*** Given data

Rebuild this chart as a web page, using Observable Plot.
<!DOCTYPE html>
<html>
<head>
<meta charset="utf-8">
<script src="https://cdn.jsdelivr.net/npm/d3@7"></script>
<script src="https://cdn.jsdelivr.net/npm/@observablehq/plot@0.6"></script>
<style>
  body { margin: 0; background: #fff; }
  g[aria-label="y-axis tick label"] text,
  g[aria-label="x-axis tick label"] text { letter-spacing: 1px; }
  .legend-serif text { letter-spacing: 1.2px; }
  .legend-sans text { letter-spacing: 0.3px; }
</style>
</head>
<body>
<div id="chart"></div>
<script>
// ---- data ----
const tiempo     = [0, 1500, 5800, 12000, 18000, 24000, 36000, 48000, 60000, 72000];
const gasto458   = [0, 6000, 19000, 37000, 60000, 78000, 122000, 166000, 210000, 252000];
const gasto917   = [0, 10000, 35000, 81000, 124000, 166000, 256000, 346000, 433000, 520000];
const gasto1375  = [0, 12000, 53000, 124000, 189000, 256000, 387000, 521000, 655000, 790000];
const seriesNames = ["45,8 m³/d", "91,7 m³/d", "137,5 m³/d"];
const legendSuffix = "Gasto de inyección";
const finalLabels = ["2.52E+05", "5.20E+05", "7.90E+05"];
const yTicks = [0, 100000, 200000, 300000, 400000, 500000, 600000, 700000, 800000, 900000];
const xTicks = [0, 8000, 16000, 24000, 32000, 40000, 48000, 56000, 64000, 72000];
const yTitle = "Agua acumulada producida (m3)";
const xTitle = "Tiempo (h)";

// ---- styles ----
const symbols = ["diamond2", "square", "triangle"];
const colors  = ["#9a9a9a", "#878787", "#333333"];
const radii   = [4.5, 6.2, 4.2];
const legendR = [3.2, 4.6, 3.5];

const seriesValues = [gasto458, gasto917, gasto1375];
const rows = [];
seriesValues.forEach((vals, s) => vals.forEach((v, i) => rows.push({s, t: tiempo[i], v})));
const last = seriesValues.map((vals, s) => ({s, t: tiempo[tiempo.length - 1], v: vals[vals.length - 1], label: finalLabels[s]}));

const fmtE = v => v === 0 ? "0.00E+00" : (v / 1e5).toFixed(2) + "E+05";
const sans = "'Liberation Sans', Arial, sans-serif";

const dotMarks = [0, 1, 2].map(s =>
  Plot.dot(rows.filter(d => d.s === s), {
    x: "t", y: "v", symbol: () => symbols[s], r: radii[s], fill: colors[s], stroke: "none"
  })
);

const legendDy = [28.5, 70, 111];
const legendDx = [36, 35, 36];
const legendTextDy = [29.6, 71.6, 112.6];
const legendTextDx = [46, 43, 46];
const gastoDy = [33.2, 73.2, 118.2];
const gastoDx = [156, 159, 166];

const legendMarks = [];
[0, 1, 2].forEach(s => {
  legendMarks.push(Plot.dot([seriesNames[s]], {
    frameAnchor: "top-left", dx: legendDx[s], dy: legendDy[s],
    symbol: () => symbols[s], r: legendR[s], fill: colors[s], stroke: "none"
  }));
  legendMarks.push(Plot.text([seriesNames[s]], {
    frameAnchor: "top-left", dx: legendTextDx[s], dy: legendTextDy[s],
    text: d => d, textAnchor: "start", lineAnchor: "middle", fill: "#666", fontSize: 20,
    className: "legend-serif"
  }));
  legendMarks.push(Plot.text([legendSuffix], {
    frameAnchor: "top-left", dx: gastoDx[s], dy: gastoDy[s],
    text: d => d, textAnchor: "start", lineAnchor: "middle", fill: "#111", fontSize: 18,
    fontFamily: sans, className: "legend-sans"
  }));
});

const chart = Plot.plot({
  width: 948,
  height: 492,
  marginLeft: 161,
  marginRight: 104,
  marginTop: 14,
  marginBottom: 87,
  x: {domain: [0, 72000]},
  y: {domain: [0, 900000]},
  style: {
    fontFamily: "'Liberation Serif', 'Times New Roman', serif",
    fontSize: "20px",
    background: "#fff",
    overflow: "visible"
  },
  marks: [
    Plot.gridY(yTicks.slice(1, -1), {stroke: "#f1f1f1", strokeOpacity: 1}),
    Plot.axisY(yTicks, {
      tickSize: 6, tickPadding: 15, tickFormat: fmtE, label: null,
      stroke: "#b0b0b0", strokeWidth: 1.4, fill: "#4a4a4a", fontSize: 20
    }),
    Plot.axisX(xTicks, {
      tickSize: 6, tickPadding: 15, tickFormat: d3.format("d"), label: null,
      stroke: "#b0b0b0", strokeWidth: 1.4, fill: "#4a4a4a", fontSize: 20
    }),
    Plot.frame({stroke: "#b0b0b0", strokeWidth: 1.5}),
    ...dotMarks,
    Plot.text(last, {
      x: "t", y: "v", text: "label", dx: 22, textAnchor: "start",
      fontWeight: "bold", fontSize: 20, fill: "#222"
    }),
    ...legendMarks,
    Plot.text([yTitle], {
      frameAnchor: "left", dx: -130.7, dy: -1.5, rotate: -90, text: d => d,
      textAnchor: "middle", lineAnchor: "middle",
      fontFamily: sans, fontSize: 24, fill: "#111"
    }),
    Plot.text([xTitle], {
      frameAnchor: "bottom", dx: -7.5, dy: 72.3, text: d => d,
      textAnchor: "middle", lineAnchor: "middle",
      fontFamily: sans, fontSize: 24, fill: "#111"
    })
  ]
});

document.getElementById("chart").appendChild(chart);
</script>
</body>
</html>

******

▸ Goal: Quote exactly the stretch of lines above that starts at the first one and ends at the line with "const last = seriesValues.map((vals, s)", and nothing beyond it.

▸ Exercise response:
Rebuild this chart as a web page, using Observable Plot.
<!DOCTYPE html>
<html>
<head>
<meta charset="utf-8">
<script src="https://cdn.jsdelivr.net/npm/d3@7"></script>
<script src="https://cdn.jsdelivr.net/npm/@observablehq/plot@0.6"></script>
<style>
  body { margin: 0; background: #fff; }
  g[aria-label="y-axis tick label"] text,
  g[aria-label="x-axis tick label"] text { letter-spacing: 1px; }
  .legend-serif text { letter-spacing: 1.2px; }
  .legend-sans text { letter-spacing: 0.3px; }
</style>
</head>
<body>
<div id="chart"></div>
<script>
// ---- data ----
const tiempo     = [0, 1500, 5800, 12000, 18000, 24000, 36000, 48000, 60000, 72000];
const gasto458   = [0, 6000, 19000, 37000, 60000, 78000, 122000, 166000, 210000, 252000];
const gasto917   = [0, 10000, 35000, 81000, 124000, 166000, 256000, 346000, 433000, 520000];
const gasto1375  = [0, 12000, 53000, 124000, 189000, 256000, 387000, 521000, 655000, 790000];
const seriesNames = ["45,8 m³/d", "91,7 m³/d", "137,5 m³/d"];
const legendSuffix = "Gasto de inyección";
const finalLabels = ["2.52E+05", "5.20E+05", "7.90E+05"];
const yTicks = [0, 100000, 200000, 300000, 400000, 500000, 600000, 700000, 800000, 900000];
const xTicks = [0, 8000, 16000, 24000, 32000, 40000, 48000, 56000, 64000, 72000];
const yTitle = "Agua acumulada producida (m3)";
const xTitle = "Tiempo (h)";

// ---- styles ----
const symbols = ["diamond2", "square", "triangle"];
const colors  = ["#9a9a9a", "#878787", "#333333"];
const radii   = [4.5, 6.2, 4.2];
const legendR = [3.2, 4.6, 3.5];

const seriesValues = [gasto458, gasto917, gasto1375];
const rows = [];
seriesValues.forEach((vals, s) => vals.forEach((v, i) => rows.push({s, t: tiempo[i], v})));
const last = seriesValues.map((vals, s) => ({s, t: tiempo[tiempo.length - 1], v: vals[vals.length - 1], label: finalLabels[s]}));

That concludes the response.